» Information provided:
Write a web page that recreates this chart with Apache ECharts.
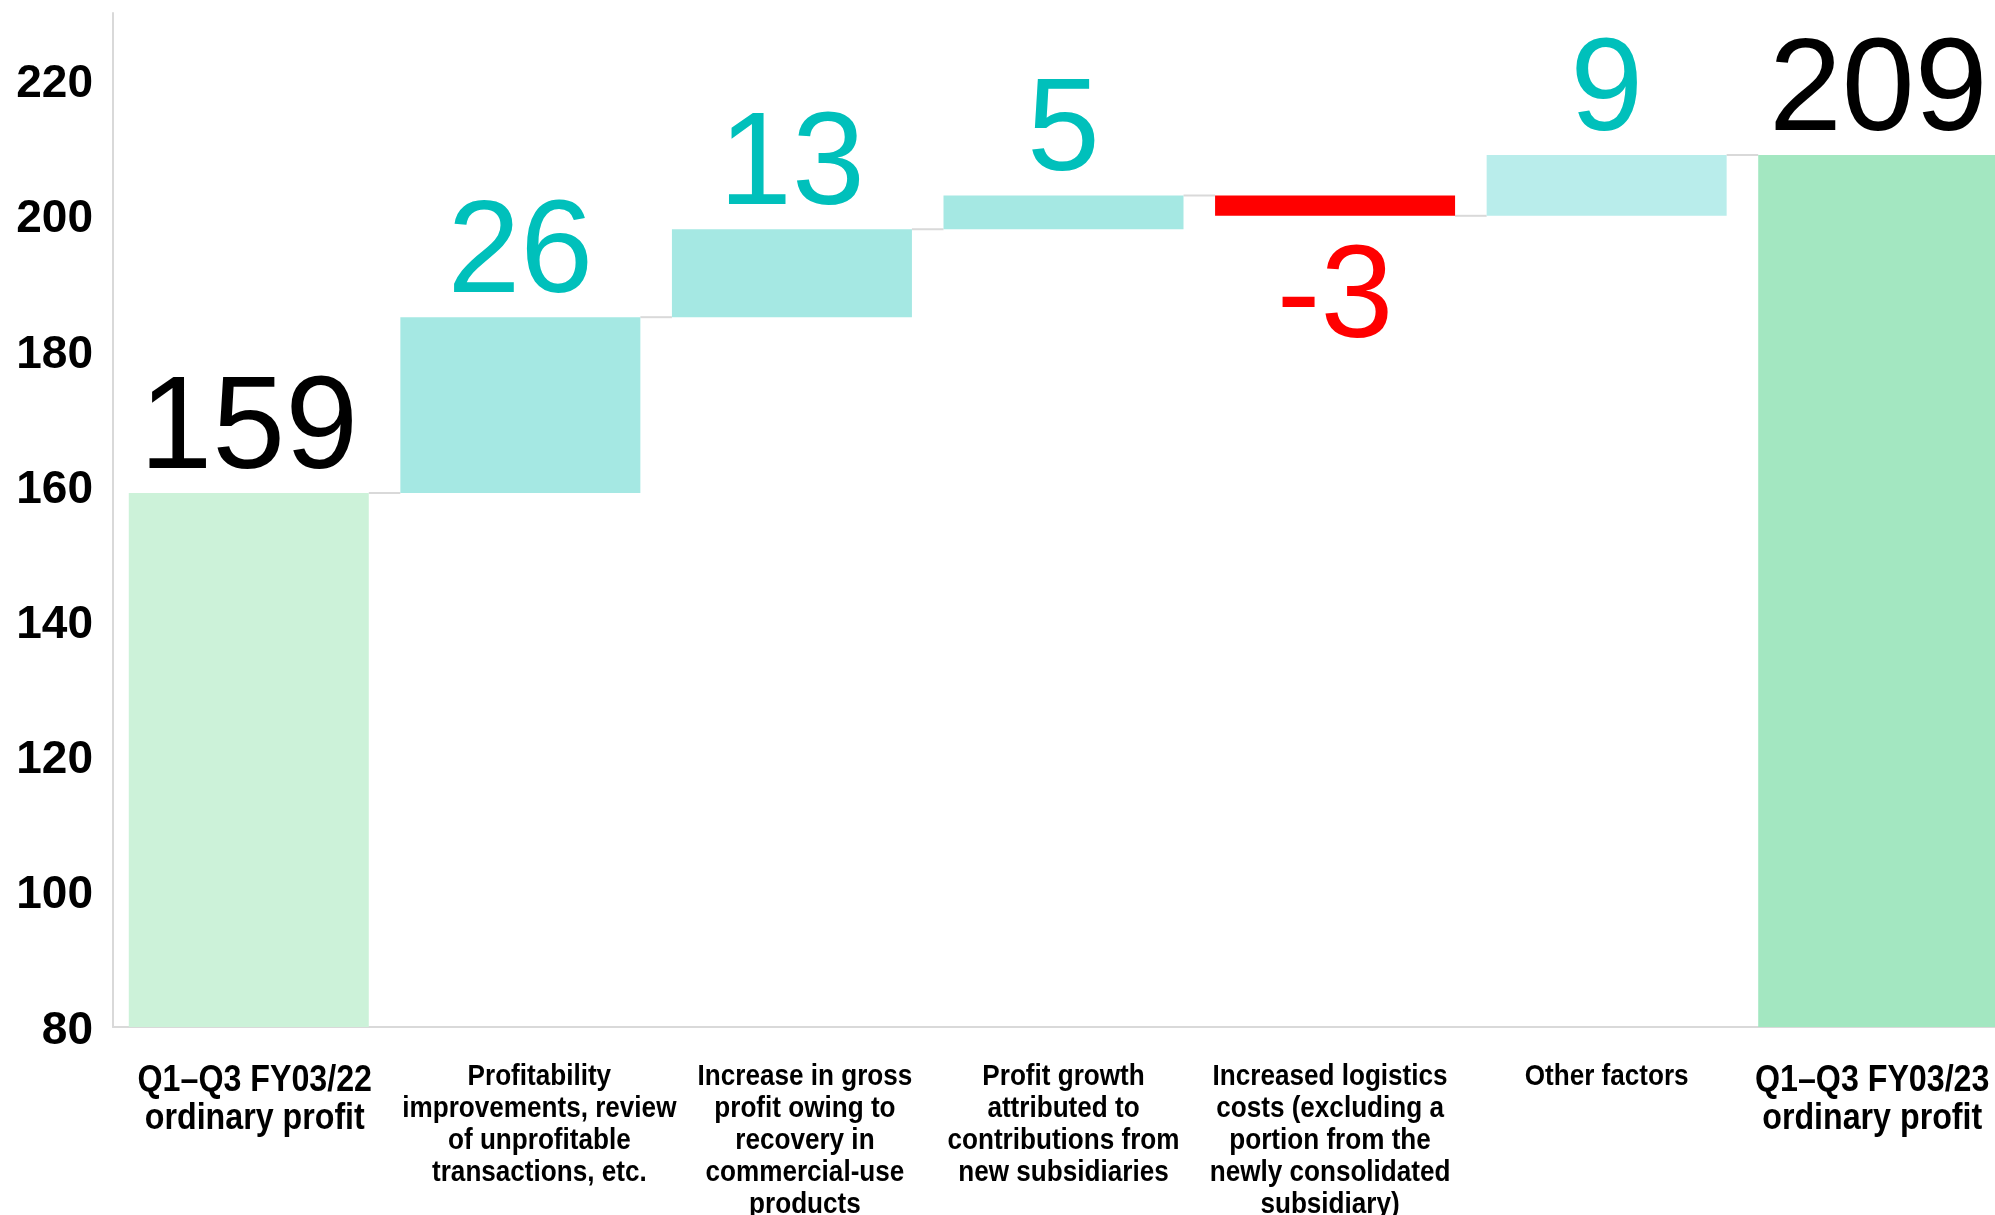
<!DOCTYPE html>
<html>
<head>
<meta charset="utf-8">
<script src="https://cdn.jsdelivr.net/npm/echarts@6/dist/echarts.min.js"></script>
<style>html,body{margin:0;padding:0;background:#fff;}#chart{width:1995px;height:1215px;}</style>
</head>
<body>
<div id="chart"></div>
<script>
const categories = [
  "Q1\u2013Q3 FY03/22\nordinary profit",
  "Profitability\nimprovements, review\nof unprofitable\ntransactions, etc.",
  "Increase in gross\nprofit owing to\nrecovery in\ncommercial-use\nproducts",
  "Profit growth\nattributed to\ncontributions from\nnew subsidiaries",
  "Increased logistics\ncosts (excluding a\nportion from the\nnewly consolidated\nsubsidiary)",
  "Other factors",
  "Q1\u2013Q3 FY03/23\nordinary profit"
];
const changes = [159, 26, 13, 5, -3, 9, 209];
const isTotal = [true, false, false, false, false, false, true];
const barColors = ["#ccf2d9", "#a5e8e3", "#a5e8e3", "#a5e8e3", "#ff0000", "#b9edeb", "#a3e7c1"];
const labelColors = ["#000000", "#00c0bb", "#00c0bb", "#00c0bb", "#ff0000", "#00c0bb", "#000000"];
const yMin = 80, yMax = 230, yStep = 20;

// derive waterfall pieces
const bases = [], heights = [], levels = [];
let running = 0;
changes.forEach((v, i) => {
  if (isTotal[i]) { bases.push(0); heights.push(v); running = v; }
  else if (v >= 0) { bases.push(running); heights.push(v); running += v; }
  else { running += v; bases.push(running); heights.push(-v); }
  levels.push(running);
});
const connectorData = levels.slice(0, levels.length - 1).map((v, i) => [i, v]);
const labelData = categories.map((c, i) => [i, yMin]);

// layout (pixel styling, not data)
const BAR_W = 240;
const LABEL_DX = [6, 19, 13, 0, -5, 0, -6];
const sans = '"Liberation Sans",Arial,sans-serif';

const chart = echarts.init(document.getElementById('chart'), null, {renderer: 'canvas'});
chart.setOption({
  animation: false,
  backgroundColor: '#ffffff',
  grid: {left: 113, width: 1901, top: 13, bottom: 188, containLabel: false, outerBoundsMode: 'none'},
  xAxis: {
    type: 'category',
    data: categories,
    axisLine: {lineStyle: {color: '#d9d9d9', width: 2}},
    axisTick: {show: false},
    axisLabel: {show: false}
  },
  yAxis: {
    type: 'value',
    min: yMin, max: yMax, interval: yStep,
    splitLine: {show: false},
    axisTick: {show: false},
    axisLine: {show: true, lineStyle: {color: '#d9d9d9', width: 2}},
    axisLabel: {
      showMaxLabel: false,
      margin: 20,
      formatter: '{a|{value}}',
      rich: {
        a: {
          fontFamily: sans,
          fontWeight: 'bold',
          fontSize: 46,
          color: '#000',
          padding: [8, 0, 0, 0]
        }
      }
    }
  },
  series: [
    {
      type: 'bar', stack: 'w', barWidth: BAR_W, silent: true,
      itemStyle: {color: 'transparent'},
      data: bases
    },
    {
      type: 'bar', stack: 'w', barWidth: BAR_W, silent: true,
      data: heights.map((h, i) => ({
        value: h,
        itemStyle: {color: barColors[i]},
        label: {
          show: true,
          position: changes[i] < 0 ? 'bottom' : 'top',
          distance: changes[i] < 0 ? 20 : -4,
          formatter: String(changes[i]),
          color: labelColors[i],
          fontFamily: sans,
          fontSize: 131
        }
      }))
    },
    {
      type: 'custom', silent: true, z: 1,
      encode: {x: 0, y: 1},
      data: connectorData,
      renderItem: function (params, api) {
        const p = api.coord([api.value(0), api.value(1)]);
        const band = api.size([1, 0])[0];
        const half = BAR_W / 2;
        return {
          type: 'line',
          shape: {x1: p[0] + half, y1: p[1], x2: p[0] + band - half, y2: p[1]},
          style: {stroke: '#d9d9d9', lineWidth: 2}
        };
      }
    },
    {
      type: 'custom', silent: true, clip: false,
      encode: {x: 0, y: 1},
      data: labelData,
      renderItem: function (params, api) {
        const i = api.value(0);
        const p = api.coord([i, api.value(1)]);
        const big = isTotal[i];
        return {
          type: 'text',
          x: p[0] + LABEL_DX[i], y: p[1] + (big ? 35 : 34),
          scaleX: 0.87,
          style: {
            text: categories[i],
            fill: '#000',
            fontFamily: sans,
            fontWeight: 'bold',
            fontSize: big ? 37 : 30,
            lineHeight: big ? 38 : 32,
            align: 'center',
            verticalAlign: 'top'
          }
        };
      }
    }
  ]
});
</script>
</body>
</html>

» Objective: Transcribe the full listing above exactly, with the images removed.

» Complete output:
Write a web page that recreates this chart with Apache ECharts.
<!DOCTYPE html>
<html>
<head>
<meta charset="utf-8">
<script src="https://cdn.jsdelivr.net/npm/echarts@6/dist/echarts.min.js"></script>
<style>html,body{margin:0;padding:0;background:#fff;}#chart{width:1995px;height:1215px;}</style>
</head>
<body>
<div id="chart"></div>
<script>
const categories = [
  "Q1\u2013Q3 FY03/22\nordinary profit",
  "Profitability\nimprovements, review\nof unprofitable\ntransactions, etc.",
  "Increase in gross\nprofit owing to\nrecovery in\ncommercial-use\nproducts",
  "Profit growth\nattributed to\ncontributions from\nnew subsidiaries",
  "Increased logistics\ncosts (excluding a\nportion from the\nnewly consolidated\nsubsidiary)",
  "Other factors",
  "Q1\u2013Q3 FY03/23\nordinary profit"
];
const changes = [159, 26, 13, 5, -3, 9, 209];
const isTotal = [true, false, false, false, false, false, true];
const barColors = ["#ccf2d9", "#a5e8e3", "#a5e8e3", "#a5e8e3", "#ff0000", "#b9edeb", "#a3e7c1"];
const labelColors = ["#000000", "#00c0bb", "#00c0bb", "#00c0bb", "#ff0000", "#00c0bb", "#000000"];
const yMin = 80, yMax = 230, yStep = 20;

// derive waterfall pieces
const bases = [], heights = [], levels = [];
let running = 0;
changes.forEach((v, i) => {
  if (isTotal[i]) { bases.push(0); heights.push(v); running = v; }
  else if (v >= 0) { bases.push(running); heights.push(v); running += v; }
  else { running += v; bases.push(running); heights.push(-v); }
  levels.push(running);
});
const connectorData = levels.slice(0, levels.length - 1).map((v, i) => [i, v]);
const labelData = categories.map((c, i) => [i, yMin]);

// layout (pixel styling, not data)
const BAR_W = 240;
const LABEL_DX = [6, 19, 13, 0, -5, 0, -6];
const sans = '"Liberation Sans",Arial,sans-serif';

const chart = echarts.init(document.getElementById('chart'), null, {renderer: 'canvas'});
chart.setOption({
  animation: false,
  backgroundColor: '#ffffff',
  grid: {left: 113, width: 1901, top: 13, bottom: 188, containLabel: false, outerBoundsMode: 'none'},
  xAxis: {
    type: 'category',
    data: categories,
    axisLine: {lineStyle: {color: '#d9d9d9', width: 2}},
    axisTick: {show: false},
    axisLabel: {show: false}
  },
  yAxis: {
    type: 'value',
    min: yMin, max: yMax, interval: yStep,
    splitLine: {show: false},
    axisTick: {show: false},
    axisLine: {show: true, lineStyle: {color: '#d9d9d9', width: 2}},
    axisLabel: {
      showMaxLabel: false,
      margin: 20,
      formatter: '{a|{value}}',
      rich: {
        a: {
          fontFamily: sans,
          fontWeight: 'bold',
          fontSize: 46,
          color: '#000',
          padding: [8, 0, 0, 0]
        }
      }
    }
  },
  series: [
    {
      type: 'bar', stack: 'w', barWidth: BAR_W, silent: true,
      itemStyle: {color: 'transparent'},
      data: bases
    },
    {
      type: 'bar', stack: 'w', barWidth: BAR_W, silent: true,
      data: heights.map((h, i) => ({
        value: h,
        itemStyle: {color: barColors[i]},
        label: {
          show: true,
          position: changes[i] < 0 ? 'bottom' : 'top',
          distance: changes[i] < 0 ? 20 : -4,
          formatter: String(changes[i]),
          color: labelColors[i],
          fontFamily: sans,
          fontSize: 131
        }
      }))
    },
    {
      type: 'custom', silent: true, z: 1,
      encode: {x: 0, y: 1},
      data: connectorData,
      renderItem: function (params, api) {
        const p = api.coord([api.value(0), api.value(1)]);
        const band = api.size([1, 0])[0];
        const half = BAR_W / 2;
        return {
          type: 'line',
          shape: {x1: p[0] + half, y1: p[1], x2: p[0] + band - half, y2: p[1]},
          style: {stroke: '#d9d9d9', lineWidth: 2}
        };
      }
    },
    {
      type: 'custom', silent: true, clip: false,
      encode: {x: 0, y: 1},
      data: labelData,
      renderItem: function (params, api) {
        const i = api.value(0);
        const p = api.coord([i, api.value(1)]);
        const big = isTotal[i];
        return {
          type: 'text',
          x: p[0] + LABEL_DX[i], y: p[1] + (big ? 35 : 34),
          scaleX: 0.87,
          style: {
            text: categories[i],
            fill: '#000',
            fontFamily: sans,
            fontWeight: 'bold',
            fontSize: big ? 37 : 30,
            lineHeight: big ? 38 : 32,
            align: 'center',
            verticalAlign: 'top'
          }
        };
      }
    }
  ]
});
</script>
</body>
</html>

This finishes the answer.